I took the path more traveled. Convinced myself that I chose my art over adventure, and that is a good thing. I've had enough adventure. I need to root myself, establish myself as an artist in one place. After all I've devoted 10 years of study to theatre, I've spent an exorbitant amount of money on training and theory and practice. It is now time to prove it was all worth it, by going out there and getting a job. Hang up the backpack and the hiking boots, and get a real job. After all I am 31.
Again with the age. 31. 31. 31. 31. I love my thirties, I feel alive and vibrant and fresh. But suddenly maturity is expected of me. . .why? Why at 30 is it time to be mature? Why isn't traveling a mature choice? Children and a husband = maturity? Who says? and Why? Maturity, maturity, maturity, maturity. . .all it means is to be fully grown and developed, it is also, in the a financial world, the time at which a bond or note is due. So, being fully grown and developed means I have produced kids, established a house, and a healthy relationship with someone of the opposite sex. . .or I am a note that is due. Hmmmmm. . .
I don't like it.
For me. . .like most things. . .maturity is in the eye of the beholder and allowing our idiosyncratic behavior to contribute positively to the world around us. Being adventurous is not immature if it is my nature to do so.

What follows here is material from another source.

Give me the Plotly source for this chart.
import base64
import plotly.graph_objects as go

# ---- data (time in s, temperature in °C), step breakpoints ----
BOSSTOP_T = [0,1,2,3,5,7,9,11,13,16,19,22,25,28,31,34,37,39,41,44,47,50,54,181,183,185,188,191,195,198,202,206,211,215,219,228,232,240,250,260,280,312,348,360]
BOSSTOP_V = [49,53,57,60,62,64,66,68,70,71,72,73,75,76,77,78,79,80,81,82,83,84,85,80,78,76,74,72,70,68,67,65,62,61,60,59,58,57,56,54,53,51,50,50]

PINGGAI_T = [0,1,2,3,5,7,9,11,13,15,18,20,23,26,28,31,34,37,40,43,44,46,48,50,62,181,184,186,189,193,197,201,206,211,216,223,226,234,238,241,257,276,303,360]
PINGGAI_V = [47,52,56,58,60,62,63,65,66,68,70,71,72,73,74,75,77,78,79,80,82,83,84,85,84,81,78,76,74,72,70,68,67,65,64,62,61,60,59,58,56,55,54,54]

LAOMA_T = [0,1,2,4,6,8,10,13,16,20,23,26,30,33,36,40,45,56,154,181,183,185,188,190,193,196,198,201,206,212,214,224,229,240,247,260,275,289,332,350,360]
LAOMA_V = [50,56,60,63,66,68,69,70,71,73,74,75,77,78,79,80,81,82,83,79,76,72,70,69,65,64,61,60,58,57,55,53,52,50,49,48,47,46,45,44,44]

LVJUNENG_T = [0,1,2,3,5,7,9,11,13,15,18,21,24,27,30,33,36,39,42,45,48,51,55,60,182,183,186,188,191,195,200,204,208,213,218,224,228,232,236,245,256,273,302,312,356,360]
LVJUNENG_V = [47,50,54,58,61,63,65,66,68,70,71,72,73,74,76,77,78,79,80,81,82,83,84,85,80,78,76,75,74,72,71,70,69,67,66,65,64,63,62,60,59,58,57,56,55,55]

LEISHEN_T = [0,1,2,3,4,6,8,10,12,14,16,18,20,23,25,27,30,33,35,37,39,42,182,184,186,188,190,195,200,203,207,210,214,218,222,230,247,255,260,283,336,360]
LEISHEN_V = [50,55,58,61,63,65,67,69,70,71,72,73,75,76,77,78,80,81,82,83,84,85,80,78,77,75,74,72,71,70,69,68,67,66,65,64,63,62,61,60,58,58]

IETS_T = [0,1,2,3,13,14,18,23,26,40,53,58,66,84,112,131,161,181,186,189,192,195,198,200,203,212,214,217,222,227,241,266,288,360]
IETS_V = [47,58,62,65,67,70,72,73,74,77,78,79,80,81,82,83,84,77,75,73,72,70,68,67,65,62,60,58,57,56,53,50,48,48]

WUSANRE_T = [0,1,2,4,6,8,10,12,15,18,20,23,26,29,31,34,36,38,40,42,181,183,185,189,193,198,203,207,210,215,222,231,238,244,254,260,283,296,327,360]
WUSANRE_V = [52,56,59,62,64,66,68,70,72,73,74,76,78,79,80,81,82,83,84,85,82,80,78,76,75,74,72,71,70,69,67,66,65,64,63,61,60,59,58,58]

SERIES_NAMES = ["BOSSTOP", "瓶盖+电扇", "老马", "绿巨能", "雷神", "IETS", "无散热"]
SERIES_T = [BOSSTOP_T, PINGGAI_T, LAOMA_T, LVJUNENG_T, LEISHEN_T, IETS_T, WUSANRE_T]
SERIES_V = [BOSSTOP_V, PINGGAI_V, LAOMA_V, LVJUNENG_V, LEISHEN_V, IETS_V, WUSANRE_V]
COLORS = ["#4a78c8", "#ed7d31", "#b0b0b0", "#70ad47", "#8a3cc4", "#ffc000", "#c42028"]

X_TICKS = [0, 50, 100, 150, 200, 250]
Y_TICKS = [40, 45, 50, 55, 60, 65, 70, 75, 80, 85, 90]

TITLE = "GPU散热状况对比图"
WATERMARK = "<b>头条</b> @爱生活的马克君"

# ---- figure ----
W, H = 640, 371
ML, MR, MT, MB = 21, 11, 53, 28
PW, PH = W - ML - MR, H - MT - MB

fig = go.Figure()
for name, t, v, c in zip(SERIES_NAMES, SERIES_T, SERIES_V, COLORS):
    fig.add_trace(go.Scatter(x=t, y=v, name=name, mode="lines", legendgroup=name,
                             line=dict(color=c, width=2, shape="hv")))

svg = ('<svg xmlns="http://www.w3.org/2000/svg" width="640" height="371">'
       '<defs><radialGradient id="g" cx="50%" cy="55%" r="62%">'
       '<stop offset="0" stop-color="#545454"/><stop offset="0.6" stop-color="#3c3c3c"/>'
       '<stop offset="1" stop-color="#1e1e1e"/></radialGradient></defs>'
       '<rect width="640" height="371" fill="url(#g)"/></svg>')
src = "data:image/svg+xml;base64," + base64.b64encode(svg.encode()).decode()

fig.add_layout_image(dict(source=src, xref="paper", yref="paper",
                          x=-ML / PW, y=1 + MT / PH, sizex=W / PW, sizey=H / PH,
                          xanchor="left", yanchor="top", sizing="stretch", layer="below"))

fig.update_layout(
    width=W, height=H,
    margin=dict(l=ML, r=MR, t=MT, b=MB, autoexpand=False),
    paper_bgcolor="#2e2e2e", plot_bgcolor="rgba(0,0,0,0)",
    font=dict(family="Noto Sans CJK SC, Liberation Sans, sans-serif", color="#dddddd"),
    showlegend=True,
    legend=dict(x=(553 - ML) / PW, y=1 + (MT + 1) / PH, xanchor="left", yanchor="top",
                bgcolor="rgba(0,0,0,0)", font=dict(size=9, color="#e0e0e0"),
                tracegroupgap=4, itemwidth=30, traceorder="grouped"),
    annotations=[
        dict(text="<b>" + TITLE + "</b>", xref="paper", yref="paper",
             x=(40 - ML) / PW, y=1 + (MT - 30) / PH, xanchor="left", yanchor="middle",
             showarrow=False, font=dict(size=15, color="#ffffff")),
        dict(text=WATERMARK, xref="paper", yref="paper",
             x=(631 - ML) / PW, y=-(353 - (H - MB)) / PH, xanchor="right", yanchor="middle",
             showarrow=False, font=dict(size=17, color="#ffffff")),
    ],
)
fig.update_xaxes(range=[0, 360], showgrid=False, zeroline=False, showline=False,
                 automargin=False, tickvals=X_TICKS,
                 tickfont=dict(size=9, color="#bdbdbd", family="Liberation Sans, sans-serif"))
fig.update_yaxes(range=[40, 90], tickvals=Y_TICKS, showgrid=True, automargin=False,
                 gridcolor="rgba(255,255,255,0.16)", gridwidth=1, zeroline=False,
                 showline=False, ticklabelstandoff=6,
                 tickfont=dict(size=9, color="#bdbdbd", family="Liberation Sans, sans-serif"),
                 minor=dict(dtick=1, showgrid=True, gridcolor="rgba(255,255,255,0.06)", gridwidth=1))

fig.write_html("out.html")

So, Korea came back with another offer. . .
Looks like I will be chronicling from the other side of the world in the near future. . .
But what about my one true love--theatre? What will my life as an artist become? Can I still be artistic when I am not cultivating it through performance, pursuance, and education?
I guess I'll find out. . .but for now, it is all about New York and three intense days of theatre.
Today I quote my sister. . ."in 24 hours your life can completely change course."